Friday, June 8, 2018

Vermont - Day 6 - Bennington

Pine Hollow Campground
Wednesday, 6 June 2018
D-Day (although I didn't hear it mentioned all day)

I'm still feeling not quite up to par but better than I have been, and the weather finally started clearing up, so I decided it was time to see a few sights.

Bennington was founded in 1749, according to a sign on the highway (very loose term for these state routes), and saw several key events in the history of our country.

Bennington Battle Monument
Bennington Battle Monument
I went first to the Bennington Battle Monument, the tallest structure in the state and one of the tallest monuments in the world (I think that's what I read somewhere).  It's 300' tall and luckily now has an elevator to take us up to the observation area, with the original stairs gated off.  From those slits near the top, you can see into New York and Massachusetts.

The Battle of Bennington actually occurred across the river in New York - about 7 miles down the road - but it was fought to defend the storehouse here at the memorial site.  I got part of this story when I was in New York, and now I'm filling in some of the rest of it, both from the exhibits here and those I saw later at the Bennington Museum.

In 1777, Gen. John Burgoyne (known to his men as Gentleman Johnny) had devised a plan to separate New England from the other colonies.  He was leading an army of British Redcoats, German/Hessian mercenaries, Canadians, Indians, and American loyalists.  They worked their way down the Champlain valley toward Albany, with the Continental Army gradually retreating as they advanced.

As they slogged their way through the swamps south of Lake Champlain, their baggage train grew longer and longer.  Eventually, they badly needed supplies.  Then Burgoyne heard of a supply depot at Bennington and sent Lt. Col. Baum to (a) get supplies and (b) divert attention from his objective of Albany.  Bennington was forewarned because of refugees (yes, here in our own country) fleeing from Burgoyne's troops as they came south.  Bennington sent an SOS to New Hampshire, which sent a militia under the command of Gen. Stark.  Stark worked out some clever battle tactics that overcame the far-more-experienced British troops, with most British troops either dying or captured.
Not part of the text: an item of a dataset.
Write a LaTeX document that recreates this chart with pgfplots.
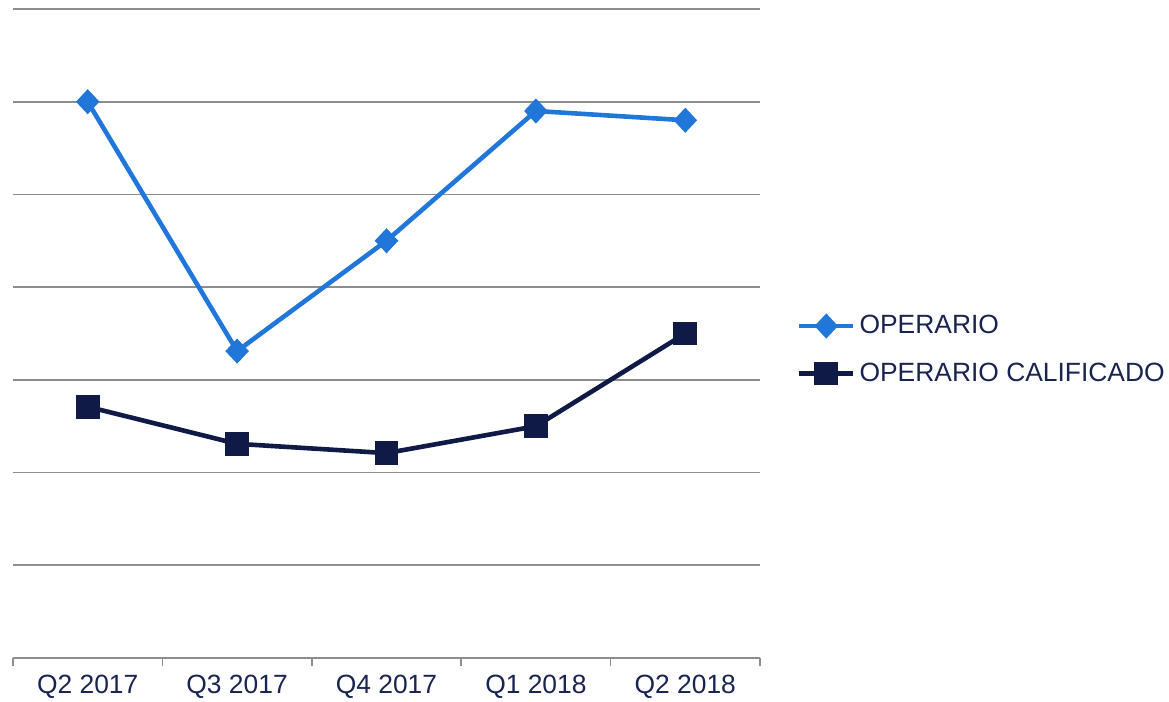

The result, aside from saving the supplies at Bennington, was two-fold: the British learned that Americans could fight well enough to win, and the Americans had proof they could defeat the British.  A month later, these lessons helped the Americans beat Burgoyne at Saratoga, considered the turning point of the American Revolutionary War.
This plaque at the monument tells the story.
The Old First Church
Old First Church
This Congregational church, formed in 1762, was the first Protestant church in Vermont.  The present building dates from 1806.  It's just down the hill from the Monument and stands next to an extensive burying ground.  There are graves dating back to the Revolutionary War.







These are 2 whose epitaphs I especially liked.  I hope you can blow them up to read them.









A close-up
And then there's the most famous resident of the graveyard: Robert Frost.















Bennington Museum
The main reason I visited this museum is its display of Grandma Moses paintings.  I've never understood why she is considered a great artist - to me she's got less sense of perspective than I do, which is seriously saying something - and her paintings are almost childlike.  So what's the big deal, I've always wondered.  I went hoping that a collection of her work would help explain it to me.
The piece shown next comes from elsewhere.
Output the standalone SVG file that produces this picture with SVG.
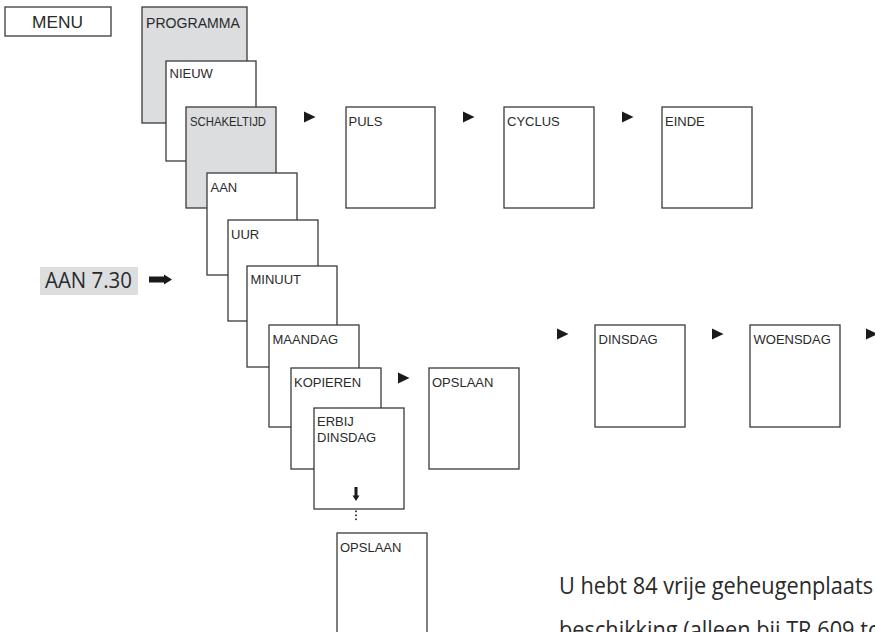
<svg xmlns="http://www.w3.org/2000/svg" width="875" height="632" viewBox="0 0 875 632">
<style>
.box{fill:#ffffff;stroke:#3a3a3a;stroke-width:1.3}
.gray{fill:#dcdddf;stroke:#3a3a3a;stroke-width:1.3}
.lbl{font-family:"Liberation Sans",Arial,sans-serif;font-size:13px;fill:#2a2a2a}
.big{font-family:"Open Sans","Liberation Sans",sans-serif;font-size:23px;fill:#2a2a2a}
.tri{fill:#1a1a1a}
</style>
<defs>
<path id="tri" d="M0,-5.5 L11.5,0 L0,5.5 Z"/>
</defs>
<rect width="875" height="632" fill="#ffffff"/>

<g id="menu"><rect class="box" x="5" y="7" width="106" height="29"/><text class="lbl" x="57.5" y="28" style="font-size:17px" text-anchor="middle" textLength="51" lengthAdjust="spacingAndGlyphs">MENU</text></g>
<g id="programma"><rect class="gray" x="142" y="7" width="105" height="116"/><text class="lbl" x="146" y="28" style="font-size:14px" textLength="94" lengthAdjust="spacingAndGlyphs">PROGRAMMA</text></g>
<g id="nieuw"><rect class="box" x="166" y="61" width="90" height="100"/><text class="lbl" x="169.5" y="78">NIEUW</text></g>
<g id="schakeltijd"><rect class="gray" x="186" y="107" width="90" height="101"/><text class="lbl" x="190" y="126" textLength="76" lengthAdjust="spacingAndGlyphs">SCHAKELTIJD</text></g>
<g id="aan"><rect class="box" x="207" y="173" width="90" height="102"/><text class="lbl" x="210.5" y="192">AAN</text></g>
<g id="uur"><rect class="box" x="228" y="220" width="90" height="101"/><text class="lbl" x="231" y="239">UUR</text></g>
<g id="minuut"><rect class="box" x="247" y="266" width="90" height="101"/><text class="lbl" x="250.5" y="284">MINUUT</text></g>
<g id="maandag"><rect class="box" x="269" y="325" width="90" height="102"/><text class="lbl" x="272.5" y="344">MAANDAG</text></g>
<g id="kopieren"><rect class="box" x="291" y="368" width="90" height="101"/><text class="lbl" x="294" y="387">KOPIEREN</text></g>
<g id="erbij-dinsdag"><rect class="box" x="314" y="408" width="90" height="101"/><text class="lbl" x="317" y="426">ERBIJ</text><text class="lbl" x="317" y="442">DINSDAG</text></g>
<g id="opslaan-1"><rect class="box" x="429" y="368" width="90" height="101"/><text class="lbl" x="432" y="387">OPSLAAN</text></g>
<g id="opslaan-2"><rect class="box" x="337" y="533" width="90" height="108"/><text class="lbl" x="340" y="552">OPSLAAN</text></g>
<g id="puls"><rect class="box" x="346" y="107" width="89" height="101"/><text class="lbl" x="348.5" y="126">PULS</text></g>
<g id="cyclus"><rect class="box" x="504" y="107" width="90" height="101"/><text class="lbl" x="507" y="126">CYCLUS</text></g>
<g id="einde"><rect class="box" x="662" y="107" width="90" height="101"/><text class="lbl" x="665" y="126">EINDE</text></g>
<g id="dinsdag"><rect class="box" x="595" y="325" width="90" height="102"/><text class="lbl" x="598.5" y="344">DINSDAG</text></g>
<g id="woensdag"><rect class="box" x="750" y="325" width="90" height="102"/><text class="lbl" x="753.5" y="344">WOENSDAG</text></g>

<g id="aan-730"><rect x="40" y="267" width="98" height="28" fill="#dcdddf"/><text class="big" x="45" y="288" style="font-size:22px" textLength="87" lengthAdjust="spacingAndGlyphs">AAN 7.30</text></g>

<g id="connectors">
<use href="#tri" class="tri" x="304" y="117"/>
<use href="#tri" class="tri" x="463" y="117"/>
<use href="#tri" class="tri" x="622" y="117"/>
<use href="#tri" class="tri" x="398" y="378"/>
<use href="#tri" class="tri" x="557" y="334"/>
<use href="#tri" class="tri" x="712" y="334"/>
<use href="#tri" class="tri" x="866" y="334"/>
<path d="M149,276.5 H164 V274.5 L172,279.5 L164,284.5 V282.5 H149 Z" fill="#1a1a1a"/>
<path d="M354.5,487 H357.5 V495.5 H359.5 L356,501 L352.5,495.5 H354.5 Z" fill="#1a1a1a"/>
<rect x="355.2" y="510.5" width="1.6" height="1.6" fill="#1a1a1a"/>
<rect x="355.2" y="514.5" width="1.6" height="1.6" fill="#1a1a1a"/>
<rect x="355.2" y="518.5" width="1.6" height="1.6" fill="#1a1a1a"/>
</g>

<g id="note">
<text class="big" x="559" y="594" textLength="314" lengthAdjust="spacingAndGlyphs">U hebt 84 vrije geheugenplaats</text>
<text class="big" x="559" y="638" textLength="322" lengthAdjust="spacingAndGlyphs">beschikking (alleen bij TR 609 to</text>
</g>
</svg>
The display explains that during the Depression and especially after World War II people were longing for a sense of the security of the past, of going to grandmother's house in a sleigh for Thanksgiving, ice skating on the local pond, that sort of thing.  And that's what she provides.

But what I learned is (1) she doesn't provide it to me and (2) I still don't see the point of her work.  But I've also concluded that it's likely just a matter of personal taste, because I know next to nothing of art appreciation so am not able to critique someone's work.  And Grandma Moses may well have not cared for the Impressionists, for instance, whose work I do like very much.  Personal taste.  But at least I tried.

The museum also had a good display about the battle of Bennington with some interesting artifacts.  All that took me quite a while and I never got to see the rest of the museum, which includes a pottery gallery and a Vermont decorative arts display and a Gilded Age in Vermont gallery, all of which I'd have liked to see.  Some other time, I guess.

I'll conclude today's tour with this quote from a letter, dated August 20, 1777, written by Gen. Burgoyne to his superior Lord Germain as his troops were working their way down the Champlain Valley:
   "The New Hampshire Grants [today's Vermont] in particular, a country unpeopled and almost unknown in the last war, now abounds in the most active and most rebellious race on the continent and hangs like a gathering storm on my left."